### Data segment
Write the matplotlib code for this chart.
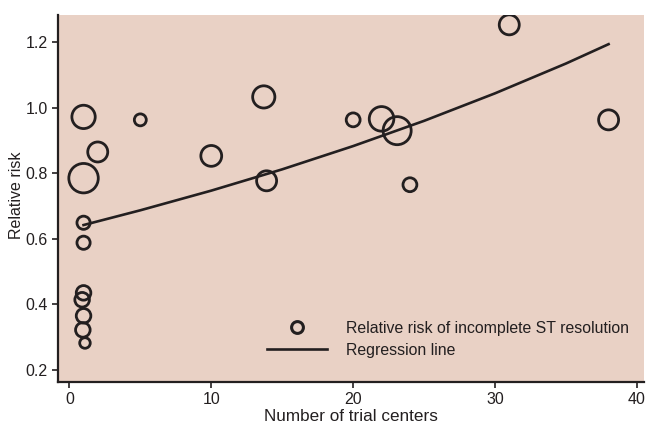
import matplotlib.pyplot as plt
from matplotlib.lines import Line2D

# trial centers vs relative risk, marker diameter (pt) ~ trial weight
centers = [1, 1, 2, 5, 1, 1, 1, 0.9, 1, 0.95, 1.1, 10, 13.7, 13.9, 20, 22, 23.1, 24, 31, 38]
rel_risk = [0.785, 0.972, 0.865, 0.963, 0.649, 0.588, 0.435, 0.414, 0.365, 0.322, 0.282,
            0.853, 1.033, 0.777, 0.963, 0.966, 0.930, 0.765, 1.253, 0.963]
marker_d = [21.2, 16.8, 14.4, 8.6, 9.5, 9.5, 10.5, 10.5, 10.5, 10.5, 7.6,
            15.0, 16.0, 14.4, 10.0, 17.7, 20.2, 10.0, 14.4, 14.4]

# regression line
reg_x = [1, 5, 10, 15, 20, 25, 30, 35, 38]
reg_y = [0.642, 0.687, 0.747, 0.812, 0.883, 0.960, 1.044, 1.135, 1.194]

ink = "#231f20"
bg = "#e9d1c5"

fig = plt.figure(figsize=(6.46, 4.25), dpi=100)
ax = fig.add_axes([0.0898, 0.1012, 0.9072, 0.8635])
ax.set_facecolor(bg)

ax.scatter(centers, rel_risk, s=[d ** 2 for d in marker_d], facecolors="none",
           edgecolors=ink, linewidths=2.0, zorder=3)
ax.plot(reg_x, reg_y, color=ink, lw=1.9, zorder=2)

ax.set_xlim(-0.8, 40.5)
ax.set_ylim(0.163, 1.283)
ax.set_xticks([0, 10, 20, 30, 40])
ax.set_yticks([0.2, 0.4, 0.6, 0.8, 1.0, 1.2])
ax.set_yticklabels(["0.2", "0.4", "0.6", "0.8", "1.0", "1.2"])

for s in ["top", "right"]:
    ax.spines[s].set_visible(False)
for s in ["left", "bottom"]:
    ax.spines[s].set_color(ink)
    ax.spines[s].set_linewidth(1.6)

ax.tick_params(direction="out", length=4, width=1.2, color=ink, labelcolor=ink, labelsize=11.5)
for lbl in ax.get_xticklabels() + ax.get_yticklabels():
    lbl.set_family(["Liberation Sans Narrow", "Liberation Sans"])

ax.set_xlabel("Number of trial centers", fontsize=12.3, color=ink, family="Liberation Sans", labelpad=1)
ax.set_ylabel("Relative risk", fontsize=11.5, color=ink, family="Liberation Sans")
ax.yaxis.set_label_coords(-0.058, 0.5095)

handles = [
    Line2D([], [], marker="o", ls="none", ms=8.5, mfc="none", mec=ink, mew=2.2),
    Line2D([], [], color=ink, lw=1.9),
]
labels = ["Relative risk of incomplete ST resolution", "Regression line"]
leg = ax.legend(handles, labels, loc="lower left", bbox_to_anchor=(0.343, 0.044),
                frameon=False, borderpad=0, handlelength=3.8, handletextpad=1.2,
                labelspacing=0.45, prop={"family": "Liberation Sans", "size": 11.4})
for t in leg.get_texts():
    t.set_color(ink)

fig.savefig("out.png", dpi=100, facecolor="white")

### Your instructions
Extract, word for word, each line from the top of the data down to and including the line with "15.0, 16.0, 14.4, 10.0, 17.7, 20.2, 10.0, 14.4, 14.4]"; skip the pictures.

### Solution below
Write the matplotlib code for this chart.
import matplotlib.pyplot as plt
from matplotlib.lines import Line2D

# trial centers vs relative risk, marker diameter (pt) ~ trial weight
centers = [1, 1, 2, 5, 1, 1, 1, 0.9, 1, 0.95, 1.1, 10, 13.7, 13.9, 20, 22, 23.1, 24, 31, 38]
rel_risk = [0.785, 0.972, 0.865, 0.963, 0.649, 0.588, 0.435, 0.414, 0.365, 0.322, 0.282,
            0.853, 1.033, 0.777, 0.963, 0.966, 0.930, 0.765, 1.253, 0.963]
marker_d = [21.2, 16.8, 14.4, 8.6, 9.5, 9.5, 10.5, 10.5, 10.5, 10.5, 7.6,
            15.0, 16.0, 14.4, 10.0, 17.7, 20.2, 10.0, 14.4, 14.4]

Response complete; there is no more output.